Input rows start

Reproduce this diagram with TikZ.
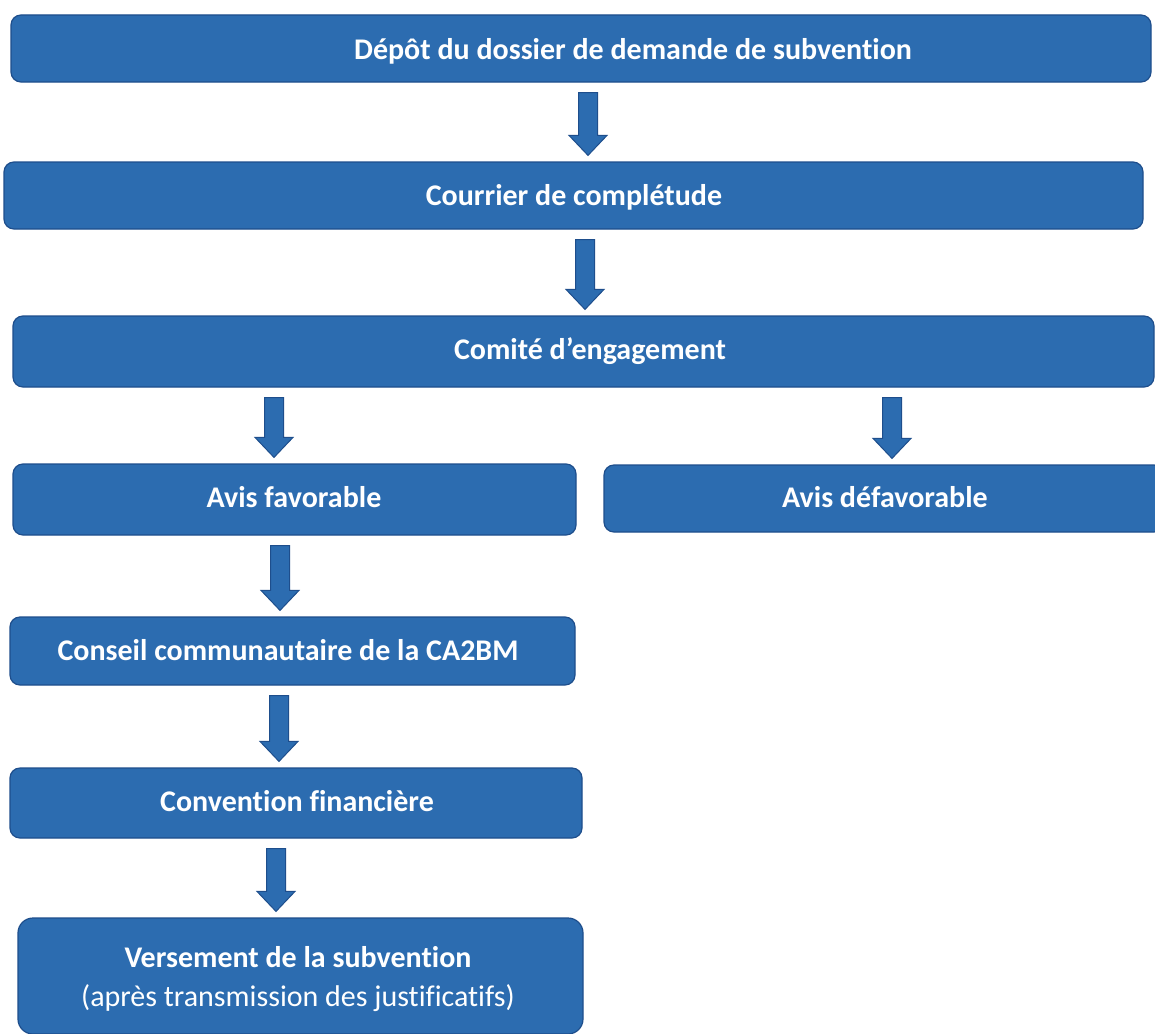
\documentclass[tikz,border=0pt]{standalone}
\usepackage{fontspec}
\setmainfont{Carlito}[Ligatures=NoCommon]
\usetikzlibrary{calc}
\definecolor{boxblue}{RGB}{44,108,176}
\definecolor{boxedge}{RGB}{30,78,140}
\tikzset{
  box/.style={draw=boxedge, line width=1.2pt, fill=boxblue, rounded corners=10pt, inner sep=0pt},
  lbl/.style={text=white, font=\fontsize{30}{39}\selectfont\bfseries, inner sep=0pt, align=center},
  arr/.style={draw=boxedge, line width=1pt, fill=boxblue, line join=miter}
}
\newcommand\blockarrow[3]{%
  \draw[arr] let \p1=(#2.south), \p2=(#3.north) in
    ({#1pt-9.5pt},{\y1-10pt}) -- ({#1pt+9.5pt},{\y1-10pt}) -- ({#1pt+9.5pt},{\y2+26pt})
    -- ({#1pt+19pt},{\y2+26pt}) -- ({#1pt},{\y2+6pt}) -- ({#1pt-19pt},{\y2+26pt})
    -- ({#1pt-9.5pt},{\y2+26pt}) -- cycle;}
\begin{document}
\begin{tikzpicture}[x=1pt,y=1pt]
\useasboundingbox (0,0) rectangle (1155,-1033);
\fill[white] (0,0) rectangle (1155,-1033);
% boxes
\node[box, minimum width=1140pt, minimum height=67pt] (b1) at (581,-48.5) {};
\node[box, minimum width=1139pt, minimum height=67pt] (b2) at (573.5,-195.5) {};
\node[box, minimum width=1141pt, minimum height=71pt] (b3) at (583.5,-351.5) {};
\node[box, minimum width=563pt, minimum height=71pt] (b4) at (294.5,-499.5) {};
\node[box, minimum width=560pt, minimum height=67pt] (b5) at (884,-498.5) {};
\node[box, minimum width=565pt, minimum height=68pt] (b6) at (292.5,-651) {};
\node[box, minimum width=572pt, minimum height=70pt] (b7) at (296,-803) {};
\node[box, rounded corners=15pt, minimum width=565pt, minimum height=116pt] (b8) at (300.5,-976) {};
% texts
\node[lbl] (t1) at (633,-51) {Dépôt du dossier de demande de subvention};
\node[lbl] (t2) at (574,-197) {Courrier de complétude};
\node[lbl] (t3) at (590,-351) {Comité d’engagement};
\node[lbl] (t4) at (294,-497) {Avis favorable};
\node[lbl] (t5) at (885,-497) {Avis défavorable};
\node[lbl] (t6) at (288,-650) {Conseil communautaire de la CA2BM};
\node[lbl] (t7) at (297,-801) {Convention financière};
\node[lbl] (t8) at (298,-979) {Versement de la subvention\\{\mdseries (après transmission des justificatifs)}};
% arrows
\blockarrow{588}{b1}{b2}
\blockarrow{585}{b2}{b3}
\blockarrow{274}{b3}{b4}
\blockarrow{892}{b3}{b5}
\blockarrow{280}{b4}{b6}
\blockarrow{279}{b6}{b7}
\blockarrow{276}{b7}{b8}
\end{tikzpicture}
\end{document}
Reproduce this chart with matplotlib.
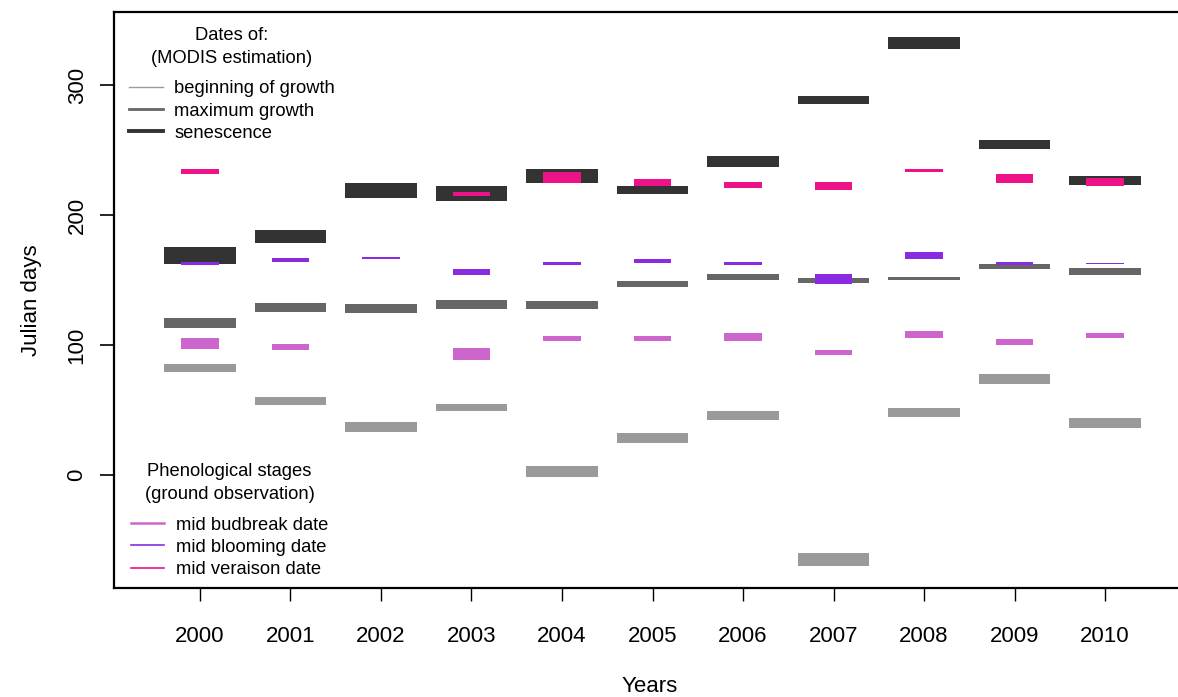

Input rows end

Output the entries above exactly, without their pictures.

> _Result of the exercise_
Reproduce this diagram with TikZ.
\documentclass[tikz,border=0pt]{standalone}
\usepackage{fontspec}
\setmainfont{Carlito}[Ligatures=NoCommon]
\usetikzlibrary{calc}
\definecolor{boxblue}{RGB}{44,108,176}
\definecolor{boxedge}{RGB}{30,78,140}
\tikzset{
  box/.style={draw=boxedge, line width=1.2pt, fill=boxblue, rounded corners=10pt, inner sep=0pt},
  lbl/.style={text=white, font=\fontsize{30}{39}\selectfont\bfseries, inner sep=0pt, align=center},
  arr/.style={draw=boxedge, line width=1pt, fill=boxblue, line join=miter}
}
\newcommand\blockarrow[3]{%
  \draw[arr] let \p1=(#2.south), \p2=(#3.north) in
    ({#1pt-9.5pt},{\y1-10pt}) -- ({#1pt+9.5pt},{\y1-10pt}) -- ({#1pt+9.5pt},{\y2+26pt})
    -- ({#1pt+19pt},{\y2+26pt}) -- ({#1pt},{\y2+6pt}) -- ({#1pt-19pt},{\y2+26pt})
    -- ({#1pt-9.5pt},{\y2+26pt}) -- cycle;}
\begin{document}
\begin{tikzpicture}[x=1pt,y=1pt]
\useasboundingbox (0,0) rectangle (1155,-1033);
\fill[white] (0,0) rectangle (1155,-1033);
% boxes
\node[box, minimum width=1140pt, minimum height=67pt] (b1) at (581,-48.5) {};
\node[box, minimum width=1139pt, minimum height=67pt] (b2) at (573.5,-195.5) {};
\node[box, minimum width=1141pt, minimum height=71pt] (b3) at (583.5,-351.5) {};
\node[box, minimum width=563pt, minimum height=71pt] (b4) at (294.5,-499.5) {};
\node[box, minimum width=560pt, minimum height=67pt] (b5) at (884,-498.5) {};
\node[box, minimum width=565pt, minimum height=68pt] (b6) at (292.5,-651) {};
\node[box, minimum width=572pt, minimum height=70pt] (b7) at (296,-803) {};
\node[box, rounded corners=15pt, minimum width=565pt, minimum height=116pt] (b8) at (300.5,-976) {};
% texts
\node[lbl] (t1) at (633,-51) {Dépôt du dossier de demande de subvention};
\node[lbl] (t2) at (574,-197) {Courrier de complétude};
\node[lbl] (t3) at (590,-351) {Comité d’engagement};
\node[lbl] (t4) at (294,-497) {Avis favorable};
\node[lbl] (t5) at (885,-497) {Avis défavorable};
\node[lbl] (t6) at (288,-650) {Conseil communautaire de la CA2BM};
\node[lbl] (t7) at (297,-801) {Convention financière};
\node[lbl] (t8) at (298,-979) {Versement de la subvention\\{\mdseries (après transmission des justificatifs)}};
% arrows
\blockarrow{588}{b1}{b2}
\blockarrow{585}{b2}{b3}
\blockarrow{274}{b3}{b4}
\blockarrow{892}{b3}{b5}
\blockarrow{280}{b4}{b6}
\blockarrow{279}{b6}{b7}
\blockarrow{276}{b7}{b8}
\end{tikzpicture}
\end{document}
Reproduce this chart with matplotlib.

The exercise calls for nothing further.